Nesta quinta, em meio à repercussão do caso, Aras soltou uma nota em que, curiosamente, conseguiu tomar as rédeas da narrativa. Em vez de explicar seu papel e o do presidente Jair Bolsonaro na abertura de portas para Wassef na PGR, ele anunciou a abertura de uma investigação para apurar os pagamentos da JBS para o advogado e a possibilidade de os delatores terem omitido informações à Procuradoria. O Palácio do Planalto não se manifestou.

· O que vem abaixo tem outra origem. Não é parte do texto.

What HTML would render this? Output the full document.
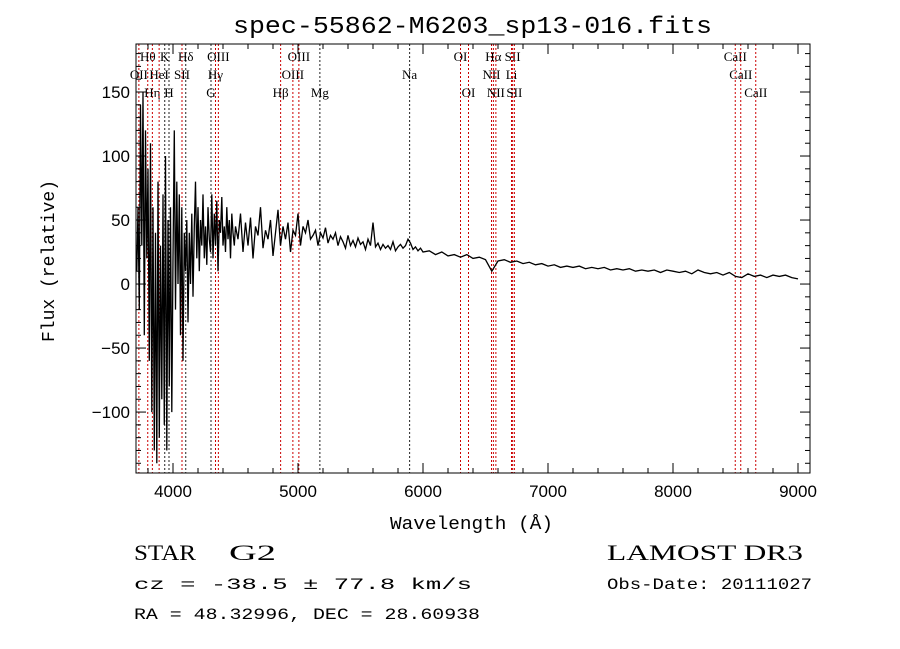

Juristas ouvidos por Crusoé avaliam que a atuação de Jair Bolsonaro em favor de Wassef junto a Augusto Aras pode configurar crime. “Isso é gravíssimo. Isso é tráfico de influência. É a interferência do presidente em um caso judicial de grande relevo”, disse um criminalista, que falou sob condição de anonimato. Outro jurista experimentado, também falando sob reserva, afirmou que Bolsonaro pode ter incorrido no crime de advocacia administrativa “pelo simples fato de o presidente da República ligar para o PGR que ele nomeou e falar ‘receba fulano’, tendo uma condição hierárquica inquestionável como presidente”.

O sempre eloquente Frederick Wassef correu para ajustar sua versão. Em julho, quando Crusoé o indagou sobre o tema, ele disse se tratar de mais uma “fake news”. “Vocês estão me arrumando cliente que não existe”, respondeu. Ele também negou que estivesse atuando em favor da JBS junto à PGR de Augusto Aras: “Não tem procedência. E eu vou te dizer mais: eu tenho zero de relacionamento na PGR, zero “, completou o advogado. Por tudo o que se sabe agora, do que Wassef disse na ocasião, só uma parte parece conter algum vestígio de verdade: aquela em que ele fala que não tinha relacionamento na PGR. Talvez isso explique uma das passagens mais graves deste novo escândalo: o fato de ele ter precisado que o presidente Jair Bolsonaro intercedesse em seu favor junto a Augusto Aras. A despeito do silêncio de alguns e das respostas espertas de outros até aqui, essa é uma história que ainda precisa ser muito bem explicada pelos envolvidos. Há, porém, um empecilho que parece incontornável: o procurador-geral da República, que deveria exigir as respostas, está postado bem no meio da trama.